The Mayor of London has today written to Transport for All, committing to “pause” the installation of colourful crossings, following our cross-sector campaign in September.
Transport for All bought together 7 disability organisations to write an open letter to Sadiq Khan, outlining safety and accessibility concerns with Colourful Crossings.
Colourful Crossings, where the pedestrian crossing point on the road is painted over with brightly coloured – often abstract – artistic designs, are increasingly being implemented across the UK.
The letter set out our concerns on the scope and scale of meaningful engagement that had been undertaken with disabled people, and the extent to which that engagement had impacted on the decision to go ahead with the schemes. We also explained some of the impacts that the crossings have on disabled people.
In his response to our letter, the Mayor of London told us he is concerned to read of the issues we highlighted, and he committed to asking Transport for London (TfL) to introduce a temporary pause on installing any new colourful crossings on its network. He also promised that TfL will advise boroughs to do the same for roads that are not owned by TfL.

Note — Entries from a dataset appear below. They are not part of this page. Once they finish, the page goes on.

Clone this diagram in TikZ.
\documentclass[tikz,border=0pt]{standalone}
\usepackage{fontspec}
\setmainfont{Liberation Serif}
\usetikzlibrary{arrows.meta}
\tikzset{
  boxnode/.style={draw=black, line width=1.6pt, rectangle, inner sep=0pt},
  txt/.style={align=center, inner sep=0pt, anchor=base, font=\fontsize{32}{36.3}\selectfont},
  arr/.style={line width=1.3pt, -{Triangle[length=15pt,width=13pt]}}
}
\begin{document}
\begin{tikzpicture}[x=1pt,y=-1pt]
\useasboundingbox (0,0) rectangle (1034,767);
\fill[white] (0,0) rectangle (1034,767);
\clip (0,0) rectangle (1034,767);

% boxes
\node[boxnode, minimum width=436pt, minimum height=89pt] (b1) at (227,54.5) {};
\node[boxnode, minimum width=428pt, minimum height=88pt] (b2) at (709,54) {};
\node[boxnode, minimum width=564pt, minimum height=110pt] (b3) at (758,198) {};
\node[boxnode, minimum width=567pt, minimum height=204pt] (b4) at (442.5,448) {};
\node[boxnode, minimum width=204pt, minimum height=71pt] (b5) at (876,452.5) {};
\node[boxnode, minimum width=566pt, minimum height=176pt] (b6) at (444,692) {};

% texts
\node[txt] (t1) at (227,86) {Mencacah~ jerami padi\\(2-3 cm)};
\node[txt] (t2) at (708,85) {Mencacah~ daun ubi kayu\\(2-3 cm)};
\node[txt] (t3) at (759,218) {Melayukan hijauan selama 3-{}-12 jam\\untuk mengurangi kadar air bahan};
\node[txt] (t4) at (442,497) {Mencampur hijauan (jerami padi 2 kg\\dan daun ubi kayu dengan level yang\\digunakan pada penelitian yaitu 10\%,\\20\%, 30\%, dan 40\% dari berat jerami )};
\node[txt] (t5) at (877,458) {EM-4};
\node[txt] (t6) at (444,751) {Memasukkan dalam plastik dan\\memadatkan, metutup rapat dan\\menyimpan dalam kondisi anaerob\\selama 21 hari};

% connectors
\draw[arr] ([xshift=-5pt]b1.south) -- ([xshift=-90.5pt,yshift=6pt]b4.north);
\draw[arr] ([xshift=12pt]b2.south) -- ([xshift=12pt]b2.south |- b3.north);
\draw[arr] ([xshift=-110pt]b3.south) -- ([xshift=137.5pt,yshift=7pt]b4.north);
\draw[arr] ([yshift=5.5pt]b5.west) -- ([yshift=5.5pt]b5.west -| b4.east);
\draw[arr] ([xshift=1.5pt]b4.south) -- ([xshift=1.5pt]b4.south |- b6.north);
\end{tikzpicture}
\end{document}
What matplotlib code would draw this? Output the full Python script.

Looking ahead, the Mayor tells us that TfL plans to develop new guidance on the use of artwork at crossings in London, and promises that meaningful engagement with disability organisations will be a part of this process.
Katie Pennick, Campaigns Lead at Transport for All, said:
“We welcome this response from the Mayor and I am glad our concerns have been listened to and, more importantly, acted upon.
This situation has been a perfect demonstration of the importance of involving disabled people at an early stage, otherwise the results can be inaccessible and exclusionary.
We hope that local authorities and transport providers across the UK will follow London in pausing the rollout of Colourful Crossings.
Transport for All looks forward to working with TfL to produce this guidance.”
Transport for All would like to thank everyone who supported our campaign, through amplifying our message and sharing your own examples of impacts. A particular big thank you to the 7 organisations who contributed to and supported the letter.
You can read the full response from the Mayor below.
Response from the Mayor of London
Thank you for your letter of 28 September about the safety and accessibility of the Asphalt Art Project.
I am passionate about making London open for everyone and that includes improving the transport network and London’s streets, making them accessible for older and disabled people and removing barriers where they exist.
The colourful crossings installed on Tottenham Court Road and in the City of London are part of a worldwide project called Asphalt Art. The aim is to transform and revitalise public spaces through the power of art, drawing Londoners and visitors back to central London.
I am concerned to read about the issues highlighted in your letter and the negative impact that these types of crossing can have on disabled people. I would like to assure you that the Greater London Authority worked closely with the London Borough of Camden and the City of London Corporation, who are responsible for the road crossings used, to deliver these projects and that public safety was at the forefront of the project partner teams. Each Highway Authority completed an Equalities Impact Assessment and a Road Safety Assessment and a number of disability organisations and charities were consulted. As a result of feedback received, specific adaptations were made to improve the designs of the crossings.
In light of growing concern about the negative impacts of colourful crossings on disabled people, and new research recently received by Transport for London (TfL), I have asked TfL to introduce a temporary pause on the installation of any new colourful crossing on its network. TfL will also be advising boroughs to temporarily pause any future colourful crossing projects. Over the next 12 months, TfL will be developing new guidance for London on the use of artwork at crossings and will undertake meaningful engagement with organisations representing the interests of disabled people. I hope you and Transport for All will agree to be a part of this.
I hope that my response reassures you that I have listened to the concerns raised by disabled people and I am committed to making London’s streets inclusive for all.
Thank you again for raising this important issue with me.